Dunque: chi ha impegni contemporanei al catechismo o alla Messa della domenica cerchi una parrocchia vicina con un orario più adeguato. Lo scrivo pensando alla serenità dei figli. Non per disinteresse e tanto meno per pigrizia. Piuttosto che siano contesi fra molte attività, lascio volentieri che i ragazzi vadano dove sono più sereni. In futuro capiranno chi ha cercato il loro bene.

don Gianni

La maglietta rovescia…

Inserito il 7 Settembre 2014 alle ore 12:03 da Plinio Borghi

La maglietta rovescia.

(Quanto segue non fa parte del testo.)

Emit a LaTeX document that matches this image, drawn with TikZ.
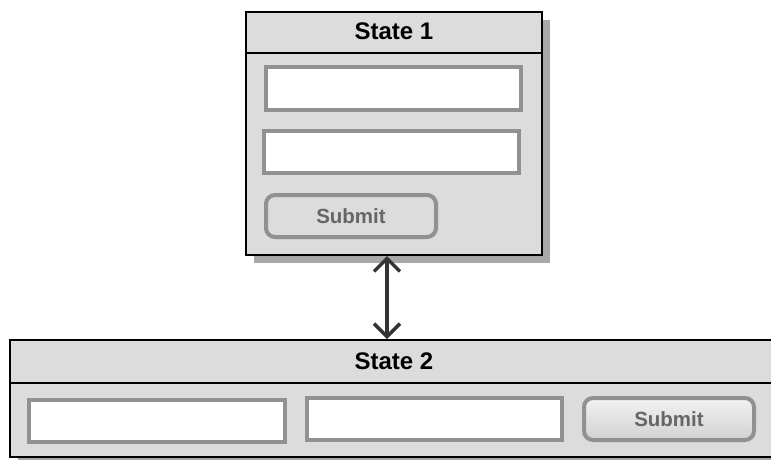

Durante una gita, mentre stavamo attendendo l’inizio della Messa, una nostra amica si accorge che una delle partecipanti, che si era tolta nel frattempo la giacca, aveva indossato la maglietta alla rovescia (etichetta e prezzo erano in bella vista sul collo) e glielo fa gentilmente notare. Di rimando questa si gira e le risponde che va bene così: è fatta apposta. L’amica se la mette via e si zittisce. Più tardi, al ristorante, l’altra entra con la maglietta diritta e manco si sogna di dare atto o ringraziare. E si trattava solo di una maglietta, figurarsi se fosse stato qualcosa di più serio o impegnativo! Ha un bel dire Gesù nel Vangelo di come correggere il fratello che sbaglia! Tuttavia il Maestro sa come vanno le cose, tanto che, esperiti inutilmente tutti i tentativi di recupero, dice: “(Quello) sia per te come il pagano e il pubblicano”. Il che non significa che cessi di essere prossimo comunque e come tale vada amato, ma che si è autoescluso dalla comunità. Anche la prima lettura, dal libro di Ezechiele, viaggia sullo stesso tono: ti verrà chiesto conto della morte del malvagio, se tu non avrai fatto nulla per redimerlo. Stavolta è allineato anche San Paolo che conclude: “Pienezza della legge infatti è la carità”. Guarda caso, tutto l’impianto della liturgia odierna è in sintonia sia con il pellegrinaggio che la Parrocchia ha intrapreso questa settimana (banco di prova della tolleranza, dell’aiuto reciproco, della pazienza con gli altri, ecc. ecc.) sia con la presa di posizione del nostro parroco su “lettera aperta” di domenica scorsa, la quale, data la pregnanza dell’argomento, è assurta poi all’attenzione della stampa fino a livello nazionale. La carità non è l’elemosina elargita per lavarsi un po’ la coscienza (e magari col recondito desiderio di essere lasciati in pace), ma è qualcosa di impegnativo e di educativo. Chi ne è oggetto ha l’obbligo di non estraniarsi dalla comunità rifiutandone regole e principi, primo fra i quali, per noi, il Vangelo. Non ho mai letto che Gesù abbia posto mano al portafoglio (forse la sua tunica era anche senza tasche!), anzi, al diseredato che gli chiedeva aiuto, prima di tutto perdonava i peccati. Attenti alla conclusione del vangelo: “Dove sono due o tre riuniti nel mio nome, lì sono io in mezzo a loro”. Ne consegue che comunque ci muoviamo Lui è con noi, se lo facciamo nel suo nome, cioè sul suo esempio.